The departure of Carlos Custer came entirely unexpected at the end of the year 1996. There was still a year to go before his mandate of the Congress of Mauritius would have ended. The reason of his departure was not clarified either by himself or by the WCL board. The only thing I noticed was his opposition to the early retirement of a number of administrative staff members with whom he worked well together such as his personal secretary, the coordinator of the administration, the head of the accounting and other staff members. He considered their early retirement as an unnecessary reorganization that the WCL would do more harm than good. However, he had no problem with the early retirement of several other staff members. But the ACV did not listen to Carlos and went on with the reorganization.
Was for Carlos Custer the announced reorganization by the ACV, the straw that broke the camel? That is possible. I myself had also written a report with some proposals for changes at the secretariat. Following my report CNV President Anton Westerlaken made together with the subsequent CNV General Secretary Bert Boggelen a study based on interviews with the responsable leaders and staff members.This study was well intended but had little practical results. With a report alone you cannot solve the problem of incompetence. With the proposed reorganisation the real problems were not solved, but I realized that opposition to the ACV would be meaningless given the position of ACV in the WCL.

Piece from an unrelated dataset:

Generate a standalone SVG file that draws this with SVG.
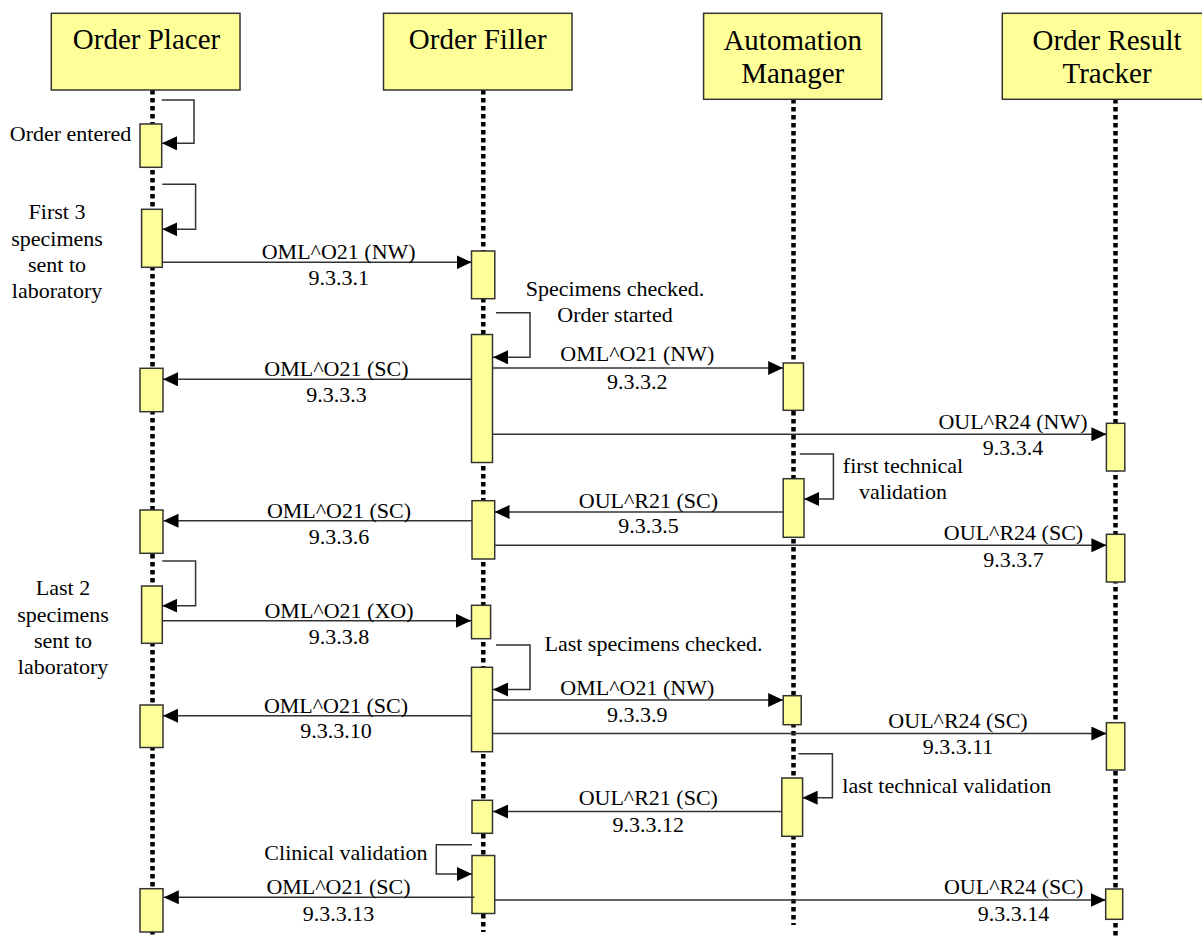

|Part of the WCL staff members that went on early retirement (1996).|
I do not know if Carlos had discussed his early departure with Emilio Maspero, the General Secretary of CLAT. I can not imagine that he has not done it since there was a constant dialogue between Carlos and Maspero. If Maspero would have agreed, why would that have been? Indeed, with Carlos at the WCL, Maspero had a lot of informal influence on the WCL policy. Maybe Carlos has threatened to resign if the reorganization would go through and when the ACV went on with the reorganization, he had no other option than to leave?
At the Confederal Board meeting in Lugano (October 1996) Willy Thys of the ACV Board was appointed interim Secretary General with the intention that he would be elected General Secretary at the next World Congress. At my own suggestion, CNV President Anton Westerlaken proposed that I should be elected as Deputy Secretary General at the same Congress. The proposal was supported by Michel Bovy as Chairman of the Commission Trade Action. The aim was to create a strong position for Trade Action within the WCL in order to strengthen the WCL as a whole. Unfortunately, nothing happened then. Apparently CNV did not succeed to convince other WCL members to support this proposal.
During the International Colloquium on Trade Action, which was held shortly after the Confederal Board in Ostend, Belgium (25-27 November), it appeared that the Protocol for the Trade Action Secretariat still was not implemented fully. Therefore, on behalf of the Colloquium Michel Bovy, also chairman of the Commission Trade Action, wrote a letter to Willy Thys, saying the following:
"Through this joint letter, the International Trade Federations make known to the Board of the WCL, that continuation of the current division of labor is unsustainable. Untenable for the two Executive Secretaries and most untenable in relation to the activities of the members of the ITF's. We believe that should be implemented in the short term the Protocol between WCL Trade Action and the WCL (judgment of the WCL Congress in Mauritius)."
Shortly after this I made at the request of Willy Thys a list of all relevant documents relating to the decisions on the organization of the WCL Trade Action Secretariat (January 30, 1997). The review contained the Guidance Resolution of the World Congress of Mauritius (1993) and the restructuring proposal that was discussed at the same Congress and in which was stated that "the Executive Secretaries of for Trade Action would do only tasks related to Trade Action. There should be a minimum of three Executive Secretaries and their number should depend on the resources and needs. "
The note also stated that there was no money for three full-time Executive Secretaries and therefore on the Congress came to the compromise to choose two Executive Secretaries: Dirk Uyttenhove and myself. Since I also had confederal responsibilities (Europe and the International Solidarity Foundation), I was in fact involved only as a half time Executive Secretary. Therefore I urged to look for a solution through additional administrative support to the Trade Action Secretariat and to further discuss with the CNV their commitment for additional support for the Secretariat.
After all, during the aforementioned International Colloquium in Ostend, the CNV Industrial Trade Union had announced to make available additional funds for the Trade Action Secretariat. Treasurer Wim van der Jagt had explained that he wanted to discuss with other CNV Trade Unions to contribute extra to the WCLTrade Action Secretariat. A copy of this note was send to the Presidents of the ITF's and of course Michel Bovy, the Chairman of the WCL Trade Action Commission.